Addressing the Financing Gap for Green SMEs
Green SMEs in South Africa face significant challenges in accessing sustainable finance. Despite the country’s established financial sector, which caters primarily to mature businesses, early-stage and nascent SMEs struggle to secure the necessary funding. The high cost of financing from non-banking financial institutions further exacerbates the situation. Beyond the expense of capital, these SMEs encounter additional hurdles, such as information gaps and difficulties in preparing for investment opportunities.
The Funding Gap for Early-Stage SMEs
Catherine Wijnberg, Founder and CEO of Fetola, a business growth agency, has highlighted a critical funding gap for SMEs seeking less than R1 million in financing. These funding amounts are often overlooked—considered too large for microfinance, too small for venture capital, and too risky for traditional banks. According to Fetola’s internal research, 71% of SMEs are in need of funding below this R1 million threshold.
Challenges for Green and Circular Economy SMEs
Fetola’s recent publication, “The Circular Economy Accelerator Report: A Roadmap for the Success of Small Businesses, Leveraging the Power of Sustainability,” details the unique challenges faced by green and circular economy SMEs in securing finance. The novelty of the green economy, coupled with the risks associated with innovative business models, makes it difficult for these SMEs to attract flexible growth financing. The lack of sustainability performance data and collateral further complicates their ability to meet the criteria of potential investors. Wijnberg points out that many entrepreneurs lack the specialized skills required for sustainability tracking and reporting, placing them outside the risk tolerance of conventional lenders.

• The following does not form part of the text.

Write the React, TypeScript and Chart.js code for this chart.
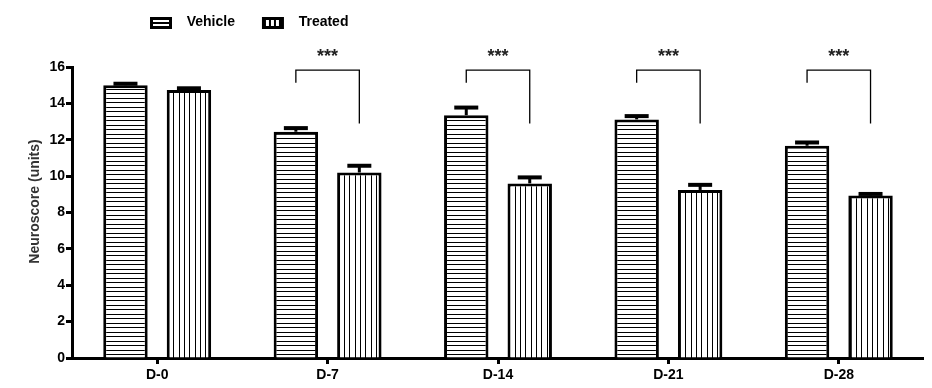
import React, { useEffect, useRef } from "react";
import { Chart, registerables } from "chart.js";

Chart.register(...registerables);

const categories = ["D-0", "D-7", "D-14", "D-21", "D-28"];
const seriesNames = ["Vehicle", "Treated"];
const vehicleValues = [15.0, 12.44, 13.35, 13.12, 11.67];
const vehicleErrors = [0.08, 0.2, 0.42, 0.18, 0.18];
const treatedValues = [14.73, 10.2, 9.6, 9.24, 8.94];
const treatedErrors = [0.1, 0.37, 0.33, 0.28, 0.08];
const sigLabels = ["", "***", "***", "***", "***"];
const bracketTop = [null, 15.83, 15.83, 15.83, 15.83];
const bracketLeftEnd = [null, 15.14, 15.14, 15.14, 15.14];
const bracketRightEnd = [null, 12.9, 12.9, 12.9, 12.9];
const yMin = 0;
const yMax = 16;
const yStep = 2;
const yAxisTitle = "Neuroscore (units)";

const FONT = "'Liberation Sans', Arial, Helvetica, sans-serif";

function makeHPattern(ctx: CanvasRenderingContext2D) {
  const c = document.createElement("canvas");
  c.width = 8;
  c.height = 9;
  const g = c.getContext("2d")!;
  g.fillStyle = "#fff";
  g.fillRect(0, 0, 8, 9);
  g.fillStyle = "#000";
  g.fillRect(0, 0, 8, 1);
  g.fillRect(0, 4, 8, 1);
  return ctx.createPattern(c, "repeat")!;
}

function makeVPattern(ctx: CanvasRenderingContext2D) {
  const c = document.createElement("canvas");
  c.width = 16;
  c.height = 8;
  const g = c.getContext("2d")!;
  g.fillStyle = "#fff";
  g.fillRect(0, 0, 16, 8);
  g.fillStyle = "#000";
  g.fillRect(0, 0, 1, 8);
  g.fillRect(5, 0, 1, 8);
  g.fillRect(11, 0, 1, 8);
  return ctx.createPattern(c, "repeat")!;
}

const errorBarPlugin = {
  id: "errorBars",
  afterDatasetsDraw(chart: any) {
    const ctx = chart.ctx;
    const yScale = chart.scales.y;
    chart.data.datasets.forEach((ds: any, i: number) => {
      const meta = chart.getDatasetMeta(i);
      meta.data.forEach((bar: any, j: number) => {
        const v = ds.data[j];
        const e = ds.errors[j];
        const yTop = yScale.getPixelForValue(v + e);
        ctx.save();
        ctx.strokeStyle = "#000";
        ctx.lineWidth = 3;
        ctx.beginPath();
        ctx.moveTo(bar.x, bar.y);
        ctx.lineTo(bar.x, yTop);
        ctx.stroke();
        ctx.lineWidth = 4;
        ctx.beginPath();
        ctx.moveTo(bar.x - 12, yTop);
        ctx.lineTo(bar.x + 12, yTop);
        ctx.stroke();
        ctx.restore();
      });
    });
  },
};

const bracketPlugin = {
  id: "brackets",
  afterDatasetsDraw(chart: any) {
    const ctx = chart.ctx;
    const yScale = chart.scales.y;
    const m0 = chart.getDatasetMeta(0);
    const m1 = chart.getDatasetMeta(1);
    categories.forEach((_, j) => {
      if (bracketTop[j] == null) return;
      const xL = m0.data[j].x;
      const xR = m1.data[j].x;
      const yT = yScale.getPixelForValue(bracketTop[j] as number);
      const yL = yScale.getPixelForValue(bracketLeftEnd[j] as number);
      const yR = yScale.getPixelForValue(bracketRightEnd[j] as number);
      ctx.save();
      ctx.strokeStyle = "#000";
      ctx.lineWidth = 1.3;
      ctx.beginPath();
      ctx.moveTo(xL, yL);
      ctx.lineTo(xL, yT);
      ctx.lineTo(xR, yT);
      ctx.lineTo(xR, yR);
      ctx.stroke();
      ctx.fillStyle = "#222";
      ctx.font = `bold 18px ${FONT}`;
      ctx.textAlign = "center";
      ctx.textBaseline = "alphabetic";
      ctx.fillText(sigLabels[j], (xL + xR) / 2, yT - 8);
      ctx.restore();
    });
  },
};

const legendAndTitlePlugin = {
  id: "customLegend",
  afterDraw(chart: any) {
    const ctx = chart.ctx;
    ctx.save();
    // y-axis title
    ctx.translate(27, 193.5);
    ctx.rotate(-Math.PI / 2);
    ctx.fillStyle = "#333";
    ctx.font = `bold 14px ${FONT}`;
    ctx.textAlign = "center";
    ctx.textBaseline = "middle";
    ctx.fillText(yAxisTitle, 0, 0);
    ctx.restore();

    // legend
    ctx.save();
    let x = 142;
    const y = 9;
    ctx.font = `bold 14px ${FONT}`;
    ctx.textBaseline = "middle";
    ctx.textAlign = "left";
    chart.data.datasets.forEach((ds: any, i: number) => {
      ctx.fillStyle = "#000";
      ctx.fillRect(x, y, 22, 12);
      ctx.fillStyle = "#fff";
      if (i === 0) {
        ctx.fillRect(x + 3, y + 3, 16, 2);
        ctx.fillRect(x + 3, y + 7, 16, 2);
      } else {
        ctx.fillRect(x + 4, y + 3, 3, 6);
        ctx.fillRect(x + 9, y + 3, 3, 6);
        ctx.fillRect(x + 14, y + 3, 3, 6);
      }
      const tx = x + 22 + 14.7;
      ctx.fillStyle = "#000";
      ctx.fillText(ds.label, tx, y + 5.5);
      x = tx + ctx.measureText(ds.label).width + 27;
    });
    ctx.restore();
  },
};

export default function App() {
  const ref = useRef<HTMLCanvasElement | null>(null);
  useEffect(() => {
    const canvas = ref.current!;
    const ctx = canvas.getContext("2d")!;
    const chart = new Chart(ctx, {
      type: "bar",
      data: {
        labels: categories,
        datasets: [
          {
            label: seriesNames[0],
            data: vehicleValues,
            errors: vehicleErrors,
            backgroundColor: makeHPattern(ctx),
            borderColor: "#000",
            borderWidth: 3,
            borderSkipped: "bottom",
            categoryPercentage: 0.745,
            barPercentage: 0.7,
          } as any,
          {
            label: seriesNames[1],
            data: treatedValues,
            errors: treatedErrors,
            backgroundColor: makeVPattern(ctx),
            borderColor: "#000",
            borderWidth: 3,
            borderSkipped: "bottom",
            categoryPercentage: 0.745,
            barPercentage: 0.7,
          } as any,
        ],
      },
      options: {
        responsive: false,
        animation: false,
        devicePixelRatio: 1,
        layout: { padding: { top: 59, left: 0, right: 0, bottom: 0 } },
        plugins: {
          legend: { display: false },
          tooltip: { enabled: false },
        },
        scales: {
          x: {
            type: "category",
            afterFit: (s: any) => {
              s.height = 22;
            },
            border: { display: true, color: "#000", width: 3 },
            grid: {
              display: true,
              drawOnChartArea: false,
              drawTicks: true,
              offset: false,
              tickLength: 6,
              tickWidth: 3,
              tickColor: "#000",
            },
            ticks: {
              color: "#000",
              padding: 3,
              font: { family: FONT, size: 14, weight: "bold" },
            },
          },
          y: {
            min: yMin,
            max: yMax,
            afterFit: (s: any) => {
              s.width = 64;
            },
            border: { display: true, color: "#000", width: 3 },
            grid: {
              display: true,
              drawOnChartArea: false,
              drawTicks: true,
              tickLength: 6,
              tickWidth: 3,
              tickColor: "#000",
            },
            ticks: {
              stepSize: yStep,
              color: "#000",
              padding: 1,
              font: { family: FONT, size: 14, weight: "bold" },
            },
          },
        },
      } as any,
      plugins: [errorBarPlugin, bracketPlugin, legendAndTitlePlugin],
    });
    return () => chart.destroy();
  }, []);
  return (
    <div style={{ width: 916, height: 372 }}>
      <canvas ref={ref} width={916} height={372} style={{ display: "block" }} />
    </div>
  );
}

Nedbank’s Green Economy Fund: A Step Forward
In response to these challenges, Nedbank has introduced The Nedbank Green Economy Fund, which aims to finance up to 100 startups in sectors aligned with Nedbank’s Green Economy Strategy and the United Nations’ Sustainable Development Goals (SDGs). However, the funding gap for green SMEs is not unique to South Africa. An OECD report titled ‘Financing SMEs for Sustainability: Drivers, Constraints and Policies’ reveals that green SMEs globally often miss out on sustainability-linked finance due to their limited ability to provide essential sustainability performance data, including Environmental, Social, and Governance (ESG) assessments. The report suggests that stakeholders should offer non-financial support to help SMEs move towards net zero and overcome knowledge and capacity constraints.
Introducing Hloolo: Bridging the Gap for Green Businesses
Hloolo, officially launched by Fetola in partnership with Nedbank, JP Morgan Chase, and the Embassy of Finland, represents the latest phase of the Circular Economy Accelerator (CEA), a multi-year initiative designed to cultivate a robust circular economy ecosystem in South Africa. Hloolo focuses on bridging the gap between green businesses and the financial and market opportunities available to them.
Nedbank’s Commitment to Sustainable Growth
Maluta Netshaulu, Senior Lead of the Green Economy portfolio for Corporate Social Investment at Nedbank, expresses pride in the bank’s involvement with Hloolo. He emphasizes that Hloolo builds on the success of the CEA program, which has already supported over 100 small businesses with specialized training and growth support. As the business case for sustainability strengthens, Nedbank is committed to helping SMEs become more resilient and investment-ready, unlocking commercial funding to accelerate their growth and impact. Nedbank’s Green Economy Strategy is designed to create a positive social and environmental impact, significantly contributing to the United Nations Sustainable Development Goals.